It’s HOT you guys. Hazy, hot, and humid, as the weathermen are fond of saying. After two summers of really lovely weather, we’re being hit with more typical Upstate NY heat and humidity this July, and it’s really bogging me down. I’ve had to force myself to go out and run, and even so have been running far less than I feel I should be running. I had a goal of keeping an 8-10 mile “long run base” this summer, which would make my fall training that much more smooth, but that’s already gone completely out the window. I could probably force an 8 mile run right now if I had to, but it wouldn’t feel good. 10 miles would feel downright awful.
Of course, some of this is excuses. I’ve been a gigantic baby about running lately. Running up hills. Running in the heat. Running in the rain. Running alone. Running with buddies who are keeping exactly the same pace I am at any given moment. It’s like if I don’t have the perfect unicorn conditions and at least one buddy (running the perfect unicorn pace, of course), I just don’t want to.
Am I burnt out on running? Maybe a little bit. I ran three half marathons last spring:
1. While on vacation in Puerto Rico. I didn’t know that El Medio Maraton de San Blas overlapped with our scheduled trip until 3 weeks before we left, so my training was slapshot at best.
2. Syracuse Half Marathon: I actually trained really hard for this race, but was waylaid by freak blizzard conditions.
3. Steel Rail Half Marathon: Though not a PR, I ran a really strong race with good friends and had a great time.
Sure, the first two races were less than ideal, but so it goes sometimes. I had a great time training in moderate temperatures most of the winter, and feel pretty good about where my running and fitness level is right now. Upcoming, I have two half marathons scheduled for the fall that I am actually quite excited about.
So … no. I don’t think I’m burnt out on running. I think I just need to get out of my own head. In addition to the two halfs, I have Ragnar Trail New England coming up at the end of August. After opting out of it last year and then seeing all of the photos on social media of all of my friends having a great time, I jumped at the chance to join a team headed up by a friend. It is a great group of people and I feel confident we will have a good experience running together. However, my main reservation for not participating last year was a bit of fear of running trails at night. I’m a klutz on the trail in the best of circumstances. FOMO is real and it convinces you to participate in things that may otherwise be against your better judgment.
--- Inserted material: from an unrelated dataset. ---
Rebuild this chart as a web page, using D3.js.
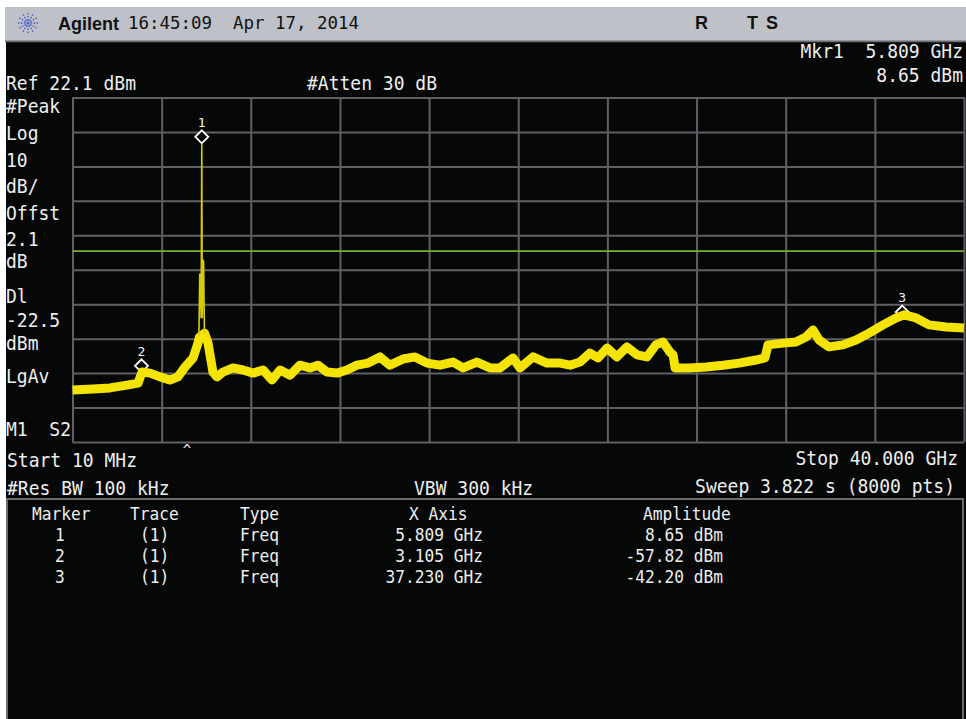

So, if I am totally honest with myself, anxiety about Ragnar is what is making running feel like a chore.
Last year, a group of us registered for Beat the Blerch in New Jersey before it was announced that it was a TRAIL half marathon. The longest distance I had ever run on trails was a 15K, which seemed plenty long enough to me for that kind of running, and we all had some pretty hefty reservations about the race. However, we knuckled down and trained for it, and we finished the race, and, considering some of the issues with the course, we were happy with our results. I felt so energized afterward, and kept thinking, imagine how great it would be to run a trail half where the conditions were more optimal? It would be AWESOME! And I was also so happy that I didn’t back out and let my fears get the best of me.
I mean, you guys, I ran a half marathon IN A BLIZZARD. And I’m anxious about Ragnar New England?
However, in the meantime, the weather lately really IS brutal. Trading in some miles in favor of more time at the (air conditioned) gym is not going to negatively impact my training in the long run. Cutting myself a deal – sure, conditions are less than favorable, but I need to at least do SOME running – will make it seem less of a chore and more of an accomplishment.